Aleppo. Actually one of the Israel Museum’s greatest treasures was thoughtfully rescued from Aleppo ahead of anticipated riots. The Suitcase in this episode was a washing machine. Yet another story… for this one, I’m afraid you’ll have to take the tour.
Why did it take Edmund de Waal so long to come here? Why did he come at all? He was so brave to venture so much further back than Odessa, to where it all began. This part of the world, sandwiched between continents, which has always been the focus of conflicting cultures and nations. The epicentre of it all. Here, where long before the Shtetl, the Canaanites rejected the cuneiform of the Sumerians in the north (too many shapes) and the hieroglyphics of the Egyptians in the south (too many pictures). And they distilled this representation of language down to its purest form. It was an unassuming innovation of twenty-something simple shapes, each representing a sound. It so doing, they gave us the alphabet. They gave us the writing that facilitated trade, and later helped pass on stories forward through the generations.
It was the aleph bet that begat the alpha beta of great-grandfather Viktor’s beloved classics. It begat Latin letters, and those of Greek, Cyrillic, even Amharic. And, truth be told, even that grain – source of the Ephrussi fortune – may well have originated here in the Fertile Crescent.

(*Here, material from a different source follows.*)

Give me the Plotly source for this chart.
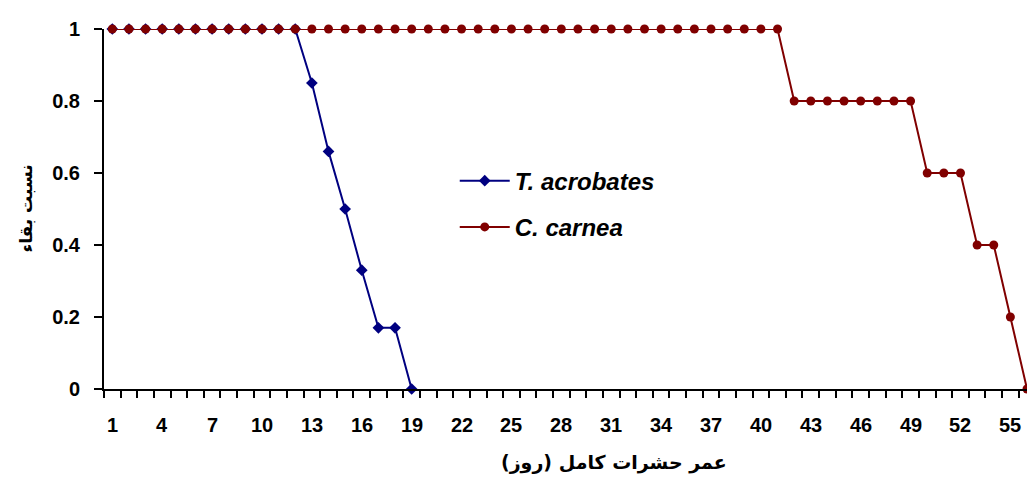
import plotly.graph_objects as go

# ----------------------------
# data
# ----------------------------
days_ta = list(range(1, 20))
t_acrobates = [1, 1, 1, 1, 1, 1, 1, 1, 1, 1, 1, 1,
               0.85, 0.66, 0.5, 0.33, 0.17, 0.17, 0]

days_cc = list(range(1, 57))
c_carnea = [1, 1, 1, 1, 1, 1, 1, 1, 1, 1,
            1, 1, 1, 1, 1, 1, 1, 1, 1, 1,
            1, 1, 1, 1, 1, 1, 1, 1, 1, 1,
            1, 1, 1, 1, 1, 1, 1, 1, 1, 1,
            1,
            0.8, 0.8, 0.8, 0.8, 0.8, 0.8, 0.8, 0.8,
            0.6, 0.6, 0.6,
            0.4, 0.4,
            0.2,
            0]

x_tick_days = [1, 4, 7, 10, 13, 16, 19, 22, 25, 28, 31, 34, 37, 40, 43, 46, 49, 52, 55]
y_tick_vals = [0, 0.2, 0.4, 0.6, 0.8, 1]
y_tick_text = ["0", "0.2", "0.4", "0.6", "0.8", "1"]

x_title = "عمر حشرات کامل (روز)"
y_title = "نسبت بقاء"

LATIN = "Liberation Sans, Arial, sans-serif"
ARABIC = "DejaVu Sans, sans-serif"

fig = go.Figure()

fig.add_trace(go.Scatter(
    x=days_ta, y=t_acrobates, name="T. acrobates", mode="lines+markers",
    line=dict(color="#000080", width=2),
    marker=dict(symbol="diamond", size=9, color="#000080"),
    legendgroup="a", cliponaxis=False,
))
fig.add_trace(go.Scatter(
    x=days_cc, y=c_carnea, name="C. carnea", mode="lines+markers",
    line=dict(color="#800000", width=2),
    marker=dict(symbol="circle", size=9, color="#800000"),
    legendgroup="b", cliponaxis=False,
))

# ticks sit between the days; the day labels are placed below them on the x scale
fig.update_xaxes(
    range=[0.5, 56.0],
    tickmode="linear", tick0=0.5, dtick=1,
    ticks="outside", ticklen=7, tickwidth=2, tickcolor="black",
    showticklabels=False,
    showline=True, linecolor="black", linewidth=2,
    showgrid=False, zeroline=False,
)
for d in x_tick_days:
    fig.add_annotation(
        text=str(d), x=d, xref="x", y=0, yref="y", yshift=-36,
        xanchor="center", yanchor="middle", showarrow=False,
        font=dict(family=LATIN, size=20, color="black", weight="bold"),
    )

fig.update_yaxes(
    range=[0, 1],
    tickmode="array", tickvals=y_tick_vals, ticktext=y_tick_text,
    ticks="outside", ticklen=8, tickwidth=2, tickcolor="black",
    ticklabelstandoff=10,
    showline=True, linecolor="black", linewidth=2,
    showgrid=False, zeroline=False,
    tickfont=dict(family=LATIN, size=20, color="black", weight="bold"),
)

fig.add_annotation(
    text=x_title, xref="paper", yref="paper", x=0.553, y=-0.205,
    xanchor="center", yanchor="middle", showarrow=False,
    font=dict(family=ARABIC, size=19, color="black", weight="bold"),
)
fig.add_annotation(
    text=y_title, xref="paper", yref="paper", x=-0.085, y=0.5,
    xanchor="center", yanchor="middle", showarrow=False, textangle=-90,
    font=dict(family=ARABIC, size=17, color="black", weight="bold"),
)

# page body has an 8px margin and the window shows up to x=1027
fig.update_layout(
    width=1019, height=469,
    margin=dict(l=96, r=0, t=21, b=88, autoexpand=False),
    plot_bgcolor="white", paper_bgcolor="white",
    showlegend=True,
    legend=dict(
        x=0.38, y=0.64, xanchor="left", yanchor="top",
        bgcolor="rgba(0,0,0,0)", tracegroupgap=12, itemwidth=50,
        font=dict(family=LATIN, size=24, color="black", weight="bold", style="italic"),
    ),
)

fig.write_html("out.html")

At the end of the evening we are grateful to be reminded of how the human spirit can shine through: There is the humanity of the maid Anna – impromptu custodian of the netsuke during WW2 – always wanting to be able to return them. And there is that nine-year-old immigrant boy, now nearing ninety, who regularly volunteers with his grandson at a London refugee centre. And there is tonight’s speaker.
Our speaker is Edmund, great great grandson of Viktor, who would surely cherish his scholarly choice of words. Edmund is also great-nephew of Iggie who lovingly stenciled his sister’s name on that Normandy jeep. And let’s not forget, he is also great-great nephew of Charles; Charles who once, long ago, paid an artist more than the asking price for a painting.
These stories. These people. These memories. Much like that sprig of asparagus, they surely slipped out of the bunch.